[BEGIN Records for this task]
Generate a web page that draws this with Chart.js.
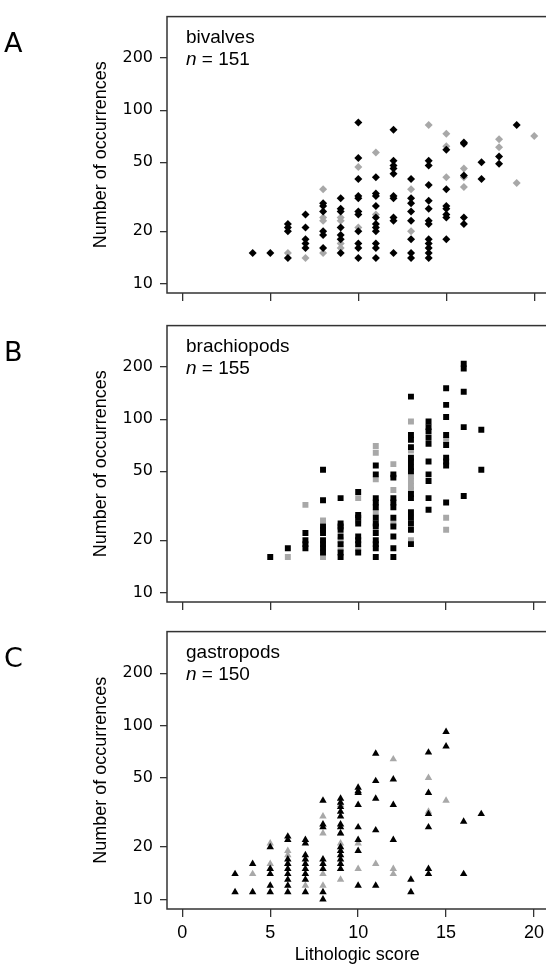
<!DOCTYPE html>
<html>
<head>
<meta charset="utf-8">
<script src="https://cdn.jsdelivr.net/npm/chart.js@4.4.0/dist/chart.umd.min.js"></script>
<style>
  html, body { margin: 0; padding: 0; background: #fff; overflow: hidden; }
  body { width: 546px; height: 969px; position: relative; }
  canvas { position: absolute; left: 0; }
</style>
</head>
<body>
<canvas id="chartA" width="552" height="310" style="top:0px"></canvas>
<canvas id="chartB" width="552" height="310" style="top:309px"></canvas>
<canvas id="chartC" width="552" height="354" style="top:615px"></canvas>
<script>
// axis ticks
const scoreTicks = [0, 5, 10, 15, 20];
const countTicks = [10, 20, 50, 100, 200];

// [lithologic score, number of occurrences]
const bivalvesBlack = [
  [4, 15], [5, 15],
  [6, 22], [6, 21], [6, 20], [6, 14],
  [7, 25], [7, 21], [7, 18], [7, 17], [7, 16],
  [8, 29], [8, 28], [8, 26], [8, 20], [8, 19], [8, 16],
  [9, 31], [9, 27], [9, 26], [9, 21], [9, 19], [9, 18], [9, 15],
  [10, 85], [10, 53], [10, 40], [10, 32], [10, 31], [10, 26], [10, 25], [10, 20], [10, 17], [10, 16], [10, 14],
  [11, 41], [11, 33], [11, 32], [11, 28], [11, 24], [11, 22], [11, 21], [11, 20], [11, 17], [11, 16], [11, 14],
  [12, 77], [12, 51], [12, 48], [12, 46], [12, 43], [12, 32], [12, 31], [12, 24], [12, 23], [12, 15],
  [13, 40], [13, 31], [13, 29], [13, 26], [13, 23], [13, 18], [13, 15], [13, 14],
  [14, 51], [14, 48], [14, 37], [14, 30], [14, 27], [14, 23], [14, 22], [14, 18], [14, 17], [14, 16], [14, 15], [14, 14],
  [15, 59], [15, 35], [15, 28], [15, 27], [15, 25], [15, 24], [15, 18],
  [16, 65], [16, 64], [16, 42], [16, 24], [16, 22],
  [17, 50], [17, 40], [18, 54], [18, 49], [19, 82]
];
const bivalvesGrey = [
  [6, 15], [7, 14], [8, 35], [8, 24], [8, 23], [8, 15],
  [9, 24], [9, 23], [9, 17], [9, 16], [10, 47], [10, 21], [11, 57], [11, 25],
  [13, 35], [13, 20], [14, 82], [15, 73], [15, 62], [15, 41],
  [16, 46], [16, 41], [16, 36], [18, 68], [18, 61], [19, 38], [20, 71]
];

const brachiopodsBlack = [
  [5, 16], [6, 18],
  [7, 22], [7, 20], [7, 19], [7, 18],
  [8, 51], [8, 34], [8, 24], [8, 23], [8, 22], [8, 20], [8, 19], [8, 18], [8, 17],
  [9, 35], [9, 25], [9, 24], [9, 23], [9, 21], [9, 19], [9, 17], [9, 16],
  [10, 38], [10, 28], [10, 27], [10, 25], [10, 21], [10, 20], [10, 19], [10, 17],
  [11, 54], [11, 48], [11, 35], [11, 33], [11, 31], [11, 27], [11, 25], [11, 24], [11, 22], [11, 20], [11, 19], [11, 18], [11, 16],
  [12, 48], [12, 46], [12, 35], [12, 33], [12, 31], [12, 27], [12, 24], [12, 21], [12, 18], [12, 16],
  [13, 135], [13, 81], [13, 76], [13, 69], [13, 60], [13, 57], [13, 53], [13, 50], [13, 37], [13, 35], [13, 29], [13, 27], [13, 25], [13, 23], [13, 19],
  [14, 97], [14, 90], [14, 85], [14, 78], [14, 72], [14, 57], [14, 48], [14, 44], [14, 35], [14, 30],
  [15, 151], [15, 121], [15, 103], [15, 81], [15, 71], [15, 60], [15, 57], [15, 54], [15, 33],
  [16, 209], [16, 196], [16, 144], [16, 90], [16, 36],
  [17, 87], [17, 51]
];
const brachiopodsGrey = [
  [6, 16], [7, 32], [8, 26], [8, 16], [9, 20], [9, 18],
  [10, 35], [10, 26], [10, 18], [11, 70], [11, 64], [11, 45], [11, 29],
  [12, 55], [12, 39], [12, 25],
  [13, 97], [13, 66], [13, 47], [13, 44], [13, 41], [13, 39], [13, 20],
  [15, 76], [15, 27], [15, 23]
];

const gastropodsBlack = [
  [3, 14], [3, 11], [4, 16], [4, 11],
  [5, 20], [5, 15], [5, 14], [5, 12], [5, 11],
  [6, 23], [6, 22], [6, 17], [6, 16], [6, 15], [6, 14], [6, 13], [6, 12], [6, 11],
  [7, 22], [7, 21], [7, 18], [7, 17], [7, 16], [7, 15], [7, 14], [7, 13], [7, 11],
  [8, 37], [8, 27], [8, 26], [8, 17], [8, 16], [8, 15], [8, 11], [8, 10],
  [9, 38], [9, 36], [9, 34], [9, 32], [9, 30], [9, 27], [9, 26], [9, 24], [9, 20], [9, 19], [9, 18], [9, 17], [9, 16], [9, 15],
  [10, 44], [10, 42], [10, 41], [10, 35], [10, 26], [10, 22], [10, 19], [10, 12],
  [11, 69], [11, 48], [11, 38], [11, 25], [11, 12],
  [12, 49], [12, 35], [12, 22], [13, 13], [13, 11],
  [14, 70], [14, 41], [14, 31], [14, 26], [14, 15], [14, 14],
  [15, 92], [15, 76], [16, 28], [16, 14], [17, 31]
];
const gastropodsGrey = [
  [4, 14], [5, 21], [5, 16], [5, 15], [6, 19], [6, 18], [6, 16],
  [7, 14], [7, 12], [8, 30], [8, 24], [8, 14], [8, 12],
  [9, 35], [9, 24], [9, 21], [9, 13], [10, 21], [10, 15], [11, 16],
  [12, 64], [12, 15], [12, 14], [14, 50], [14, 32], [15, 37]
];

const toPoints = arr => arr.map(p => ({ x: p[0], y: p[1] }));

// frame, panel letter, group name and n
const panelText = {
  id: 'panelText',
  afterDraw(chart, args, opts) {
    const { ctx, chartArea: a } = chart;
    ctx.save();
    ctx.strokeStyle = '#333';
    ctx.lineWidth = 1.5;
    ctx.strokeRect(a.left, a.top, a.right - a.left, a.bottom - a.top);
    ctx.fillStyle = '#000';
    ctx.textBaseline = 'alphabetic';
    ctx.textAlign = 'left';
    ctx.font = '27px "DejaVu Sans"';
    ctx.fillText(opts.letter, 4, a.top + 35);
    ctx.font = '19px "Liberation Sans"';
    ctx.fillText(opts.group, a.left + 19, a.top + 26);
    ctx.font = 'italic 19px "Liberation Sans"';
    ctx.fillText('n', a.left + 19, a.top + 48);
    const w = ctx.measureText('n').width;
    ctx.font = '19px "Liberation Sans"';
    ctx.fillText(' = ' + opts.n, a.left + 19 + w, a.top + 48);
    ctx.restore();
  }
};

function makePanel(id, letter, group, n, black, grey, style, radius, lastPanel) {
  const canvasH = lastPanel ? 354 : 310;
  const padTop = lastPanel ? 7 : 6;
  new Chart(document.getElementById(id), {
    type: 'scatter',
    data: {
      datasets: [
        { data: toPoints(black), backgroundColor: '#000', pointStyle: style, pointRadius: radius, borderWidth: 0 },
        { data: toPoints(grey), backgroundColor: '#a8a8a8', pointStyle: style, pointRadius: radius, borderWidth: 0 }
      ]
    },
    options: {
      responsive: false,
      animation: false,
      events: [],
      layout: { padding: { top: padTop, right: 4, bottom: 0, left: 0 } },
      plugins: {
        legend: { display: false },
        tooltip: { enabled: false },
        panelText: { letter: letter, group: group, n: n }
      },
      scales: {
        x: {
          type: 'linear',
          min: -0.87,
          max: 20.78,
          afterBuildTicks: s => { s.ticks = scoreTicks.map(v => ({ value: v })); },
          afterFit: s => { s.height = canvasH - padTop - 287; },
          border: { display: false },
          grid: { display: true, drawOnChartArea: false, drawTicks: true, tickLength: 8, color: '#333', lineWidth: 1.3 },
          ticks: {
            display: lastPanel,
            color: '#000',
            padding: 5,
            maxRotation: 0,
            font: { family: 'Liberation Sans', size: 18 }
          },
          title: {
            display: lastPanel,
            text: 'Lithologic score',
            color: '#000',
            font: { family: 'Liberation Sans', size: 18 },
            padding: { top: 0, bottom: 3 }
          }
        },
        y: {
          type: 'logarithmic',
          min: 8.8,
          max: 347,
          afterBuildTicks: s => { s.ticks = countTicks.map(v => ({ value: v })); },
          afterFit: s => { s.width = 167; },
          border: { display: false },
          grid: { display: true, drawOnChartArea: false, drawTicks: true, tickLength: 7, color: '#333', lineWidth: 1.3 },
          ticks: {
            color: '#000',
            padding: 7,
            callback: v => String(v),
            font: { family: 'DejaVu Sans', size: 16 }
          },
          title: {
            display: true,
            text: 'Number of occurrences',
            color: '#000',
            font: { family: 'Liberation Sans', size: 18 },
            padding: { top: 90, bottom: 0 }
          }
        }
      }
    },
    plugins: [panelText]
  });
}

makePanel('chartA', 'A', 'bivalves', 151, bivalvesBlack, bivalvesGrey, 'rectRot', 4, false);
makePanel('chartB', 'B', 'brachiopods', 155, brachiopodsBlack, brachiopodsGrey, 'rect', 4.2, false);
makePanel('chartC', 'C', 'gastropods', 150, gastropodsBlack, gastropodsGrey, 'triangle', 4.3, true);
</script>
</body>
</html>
[END Records for this task]
[BEGIN Records for this task]
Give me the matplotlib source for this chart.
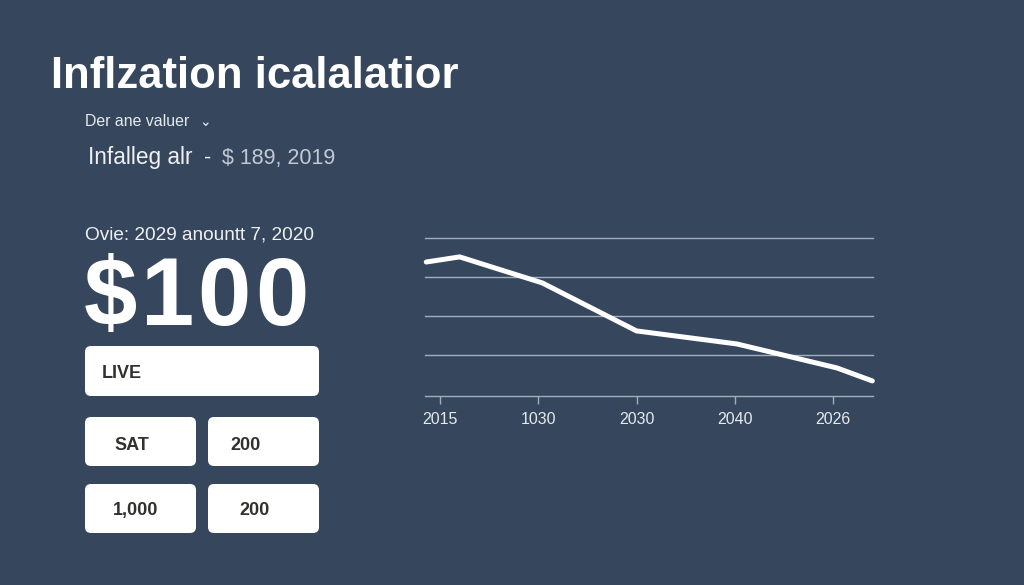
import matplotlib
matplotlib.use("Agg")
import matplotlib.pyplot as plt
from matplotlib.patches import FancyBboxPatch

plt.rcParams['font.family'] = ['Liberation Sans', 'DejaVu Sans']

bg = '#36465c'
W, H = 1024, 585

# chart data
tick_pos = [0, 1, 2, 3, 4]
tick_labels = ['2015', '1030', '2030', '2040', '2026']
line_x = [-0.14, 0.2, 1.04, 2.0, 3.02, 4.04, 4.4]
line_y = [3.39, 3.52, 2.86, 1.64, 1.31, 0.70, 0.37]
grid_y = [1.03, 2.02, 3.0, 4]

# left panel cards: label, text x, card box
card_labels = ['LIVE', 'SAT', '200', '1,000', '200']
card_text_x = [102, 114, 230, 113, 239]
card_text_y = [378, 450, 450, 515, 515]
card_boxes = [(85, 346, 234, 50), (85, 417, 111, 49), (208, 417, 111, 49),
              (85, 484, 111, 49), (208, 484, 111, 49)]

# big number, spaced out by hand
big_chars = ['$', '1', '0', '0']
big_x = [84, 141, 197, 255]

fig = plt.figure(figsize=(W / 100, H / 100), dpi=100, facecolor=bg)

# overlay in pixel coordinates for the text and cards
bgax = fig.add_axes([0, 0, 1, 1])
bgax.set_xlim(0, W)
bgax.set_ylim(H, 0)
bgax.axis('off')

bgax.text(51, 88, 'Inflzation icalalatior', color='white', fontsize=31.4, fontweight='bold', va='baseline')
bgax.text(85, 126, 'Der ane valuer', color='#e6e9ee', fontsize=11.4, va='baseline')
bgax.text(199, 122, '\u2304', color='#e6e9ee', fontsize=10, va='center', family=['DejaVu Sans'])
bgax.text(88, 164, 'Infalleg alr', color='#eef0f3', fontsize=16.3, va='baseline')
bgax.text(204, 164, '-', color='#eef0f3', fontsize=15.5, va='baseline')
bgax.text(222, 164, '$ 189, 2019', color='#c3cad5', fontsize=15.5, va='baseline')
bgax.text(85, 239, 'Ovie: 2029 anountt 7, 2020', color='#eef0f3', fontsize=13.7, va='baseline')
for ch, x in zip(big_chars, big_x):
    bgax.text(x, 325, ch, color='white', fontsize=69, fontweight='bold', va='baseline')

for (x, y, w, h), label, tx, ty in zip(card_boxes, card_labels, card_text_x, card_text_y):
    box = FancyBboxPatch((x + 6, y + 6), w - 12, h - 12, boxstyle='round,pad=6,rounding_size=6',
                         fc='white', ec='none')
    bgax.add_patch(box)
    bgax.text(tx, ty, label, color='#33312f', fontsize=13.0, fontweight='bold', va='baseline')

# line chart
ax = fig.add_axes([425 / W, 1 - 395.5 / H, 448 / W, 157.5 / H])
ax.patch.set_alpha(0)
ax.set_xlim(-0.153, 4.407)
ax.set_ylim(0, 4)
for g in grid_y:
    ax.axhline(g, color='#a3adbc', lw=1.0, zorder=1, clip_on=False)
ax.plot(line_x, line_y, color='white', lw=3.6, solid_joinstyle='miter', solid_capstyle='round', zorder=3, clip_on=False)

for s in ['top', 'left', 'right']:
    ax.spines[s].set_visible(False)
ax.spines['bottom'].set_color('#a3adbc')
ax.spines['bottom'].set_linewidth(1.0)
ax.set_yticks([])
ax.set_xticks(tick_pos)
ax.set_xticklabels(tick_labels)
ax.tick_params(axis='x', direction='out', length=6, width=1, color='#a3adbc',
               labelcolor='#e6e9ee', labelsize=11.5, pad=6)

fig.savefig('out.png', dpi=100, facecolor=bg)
[END Records for this task]
→ **Aim of the task**:
Gather all lines with the string "matplotlib" from the data.

→ **Written response**:
Give me the matplotlib source for this chart.
import matplotlib
matplotlib.use("Agg")
import matplotlib.pyplot as plt
from matplotlib.patches import FancyBboxPatch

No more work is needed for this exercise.